Pharmacies across the United States are expected to begin stocking Opill, an over-the-counter birth control pill that will be available without a prescription. Oral birth control will now be easily available. However, in a progressive consumerist culture like the United States that is often quick to champion such “achievements,” it is important to examine the negative impact Opill might have.
The popular culture’s embrace of birth control and foisting of these technologies on increasingly younger people has had disastrous effects on the relationship between the sexes and the expression of love, romance and courtship in our society.
What contraceptives do by nature is not simply regulate pregnancy but sterilize the sexual act; it disrupts the giving of one partner to the other and creates an environment where the human body becomes a vessel of pleasure divorced from purpose, which is pregnancy and romantic union.
When the sexual act is sterilized, it empowers reckless sex on the part of both parties and trivializes an act of romance, rendering it transactional. When oral contraceptives are made readily available, potentially to teenagers and preteens, a generation will be raised where sex has so little meaning and consequence. The poetry of young love dies.

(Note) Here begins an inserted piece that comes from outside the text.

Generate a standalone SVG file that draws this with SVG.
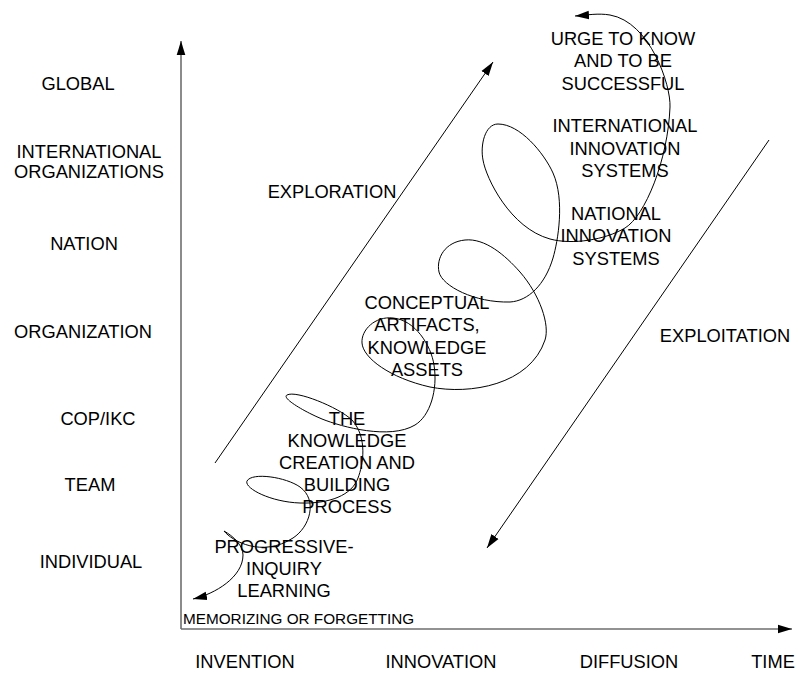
<svg xmlns="http://www.w3.org/2000/svg" width="797" height="673" viewBox="0 0 797 673">
<style>
text{font-family:"Liberation Sans",Arial,sans-serif;font-size:18.3px;fill:#000;text-anchor:middle}
.sm{font-size:15.3px;text-anchor:start}
.st{text-anchor:start}
.ln{stroke:#000;stroke-width:1;fill:none}
.ax{stroke:#6e6e6e;stroke-width:1.6;fill:none}
</style>
<defs>
<marker id="ah" markerUnits="userSpaceOnUse" markerWidth="14" markerHeight="10" refX="13" refY="4" orient="auto" viewBox="0 0 13 8"><path d="M0,0 L13,4 L0,8 z" fill="#000"/></marker>
<marker id="ahs" markerUnits="userSpaceOnUse" markerWidth="14" markerHeight="10" refX="13" refY="4" orient="auto-start-reverse" viewBox="0 0 13 8"><path d="M0,0 L13,4 L0,8 z" fill="#000"/></marker>
</defs>
<rect width="797" height="673" fill="#fff"/>
<g id="connectors">
<line class="ax" x1="181" y1="629" x2="181" y2="41" marker-end="url(#ah)"/>
<line class="ax" x1="181" y1="629" x2="792" y2="629" marker-end="url(#ah)"/>
<line class="ln" x1="215" y1="463" x2="493" y2="62" marker-end="url(#ah)"/>
<line class="ln" x1="769" y1="140" x2="487" y2="548" marker-end="url(#ah)"/>
<path id="spiral" class="ln" marker-start="url(#ahs)" marker-end="url(#ah)" d="M193,599 C215,594 243,577 243,555 C243,545 233,536 224,531 C232,541 262,558 293,538 C310,527 318,500 300,487 C286,477 252,472 247,481 C244,488 270,502 300,503 C330,504 352,495 358,478 C363,465 368,438 352,420 C338,407 296,390 287,395 C281,398 305,412 322,419 C342,427 390,440 415,425 C430,416 438,390 434,365 C431,345 415,320 393,318 C375,316 361,330 362,343 C363,358 390,378 430,387 C470,395 530,385 545,340 C550,325 540,295 520,272 C505,255 485,238 465,240 C445,242 436,258 439,272 C442,286 475,303 510,302 C528,301 545,285 553,258 C558,241 565,200 553,173 C544,153 520,124 498,124 C485,124 480,145 483,160 C486,178 510,228 550,239 C572,245 605,240 625,228 C645,216 668,160 670,107 C671,85 650,22 610,15 C598,13 588,15 575,16"/>
</g>
<g id="lvl-global"><text x="78" y="90">GLOBAL</text></g>
<g id="lvl-intorg"><text x="89" y="158">INTERNATIONAL</text><text x="89" y="178">ORGANIZATIONS</text></g>
<g id="lvl-nation"><text x="84" y="250">NATION</text></g>
<g id="lvl-org"><text x="83" y="338">ORGANIZATION</text></g>
<g id="lvl-cop"><text x="98" y="425">COP/IKC</text></g>
<g id="lvl-team"><text x="90" y="491">TEAM</text></g>
<g id="lvl-individual"><text x="91" y="568">INDIVIDUAL</text></g>
<g id="x-invention"><text x="245" y="668">INVENTION</text></g>
<g id="x-innovation"><text x="441" y="668">INNOVATION</text></g>
<g id="x-diffusion"><text x="629" y="668">DIFFUSION</text></g>
<g id="x-time"><text x="773" y="668">TIME</text></g>
<g id="exploration"><text x="332" y="198">EXPLORATION</text></g>
<g id="exploitation"><text x="725" y="342">EXPLOITATION</text></g>
<g id="urge"><text x="623" y="45">URGE TO KNOW</text><text x="623" y="67">AND TO BE</text><text x="623" y="90">SUCCESSFUL</text></g>
<g id="intl-innov"><text x="625" y="132">INTERNATIONAL</text><text x="625" y="155">INNOVATION</text><text x="625" y="177">SYSTEMS</text></g>
<g id="natl-innov"><text x="616" y="220">NATIONAL</text><text x="616" y="242">INNOVATION</text><text x="616" y="265">SYSTEMS</text></g>
<g id="conceptual"><text x="427" y="309">CONCEPTUAL</text><text x="427" y="331">ARTIFACTS,</text><text x="427" y="354">KNOWLEDGE</text><text x="427" y="376">ASSETS</text></g>
<g id="kcb"><text x="347" y="425">THE</text><text x="347" y="447">KNOWLEDGE</text><text x="347" y="469">CREATION AND</text><text x="347" y="491">BUILDING</text><text x="347" y="513">PROCESS</text></g>
<g id="pil"><text x="284" y="553">PROGRESSIVE-</text><text x="284" y="575">INQUIRY</text><text x="284" y="597">LEARNING</text></g>
<g id="memorizing"><text class="sm" x="183" y="624">MEMORIZING OR FORGETTING</text></g>
</svg>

The way men and women look at each other is changed intrinsically because the romantic chase is hastily tossed aside as a relic of antiquity. No more playful innocent stares, no more love letters and no more expressions of chivalry, manly honor or womanly virtue. All that remains is the mashing together of bodies, a pleasure without purpose.
Outside of how the availability of oral contraceptives can change the relationship between men and women, it is important to consider the associated health risks of oral birth control. It is increasingly discussed among health professionals that there appears to be a serious causal relationship between the usage of oral birth control and risks of depression in the first two years of use.
A Cambridge study found a high increase in the risk of developing depression during use and an increased risk for young teens later in life, even if they got off the medication.
The culture must contend with a serious question: what of virtue and what of love? What is easy access to the pill but a license to allow a romantic partner to treat a woman’s body as a vessel for pleasure rather than a temple of her heart?
It is abundantly clear that Generation Z is a generation suffering from an epidemic of loneliness and depression. What is sorely needed is a commitment to love and a return to virtue.
A culture that cannibalizes itself and refuses to procreate cannot survive.
Gen Z and future generations deserve partners that don’t use their bodies for pleasure, but instead see Heaven in their eyes and desire to cherish them. How can the United States hope to build a society of virtue when its citizens don’t even respect themselves enough to not sacrifice their lovers and children on the altar of progress and the grave of the Marquis de Sade?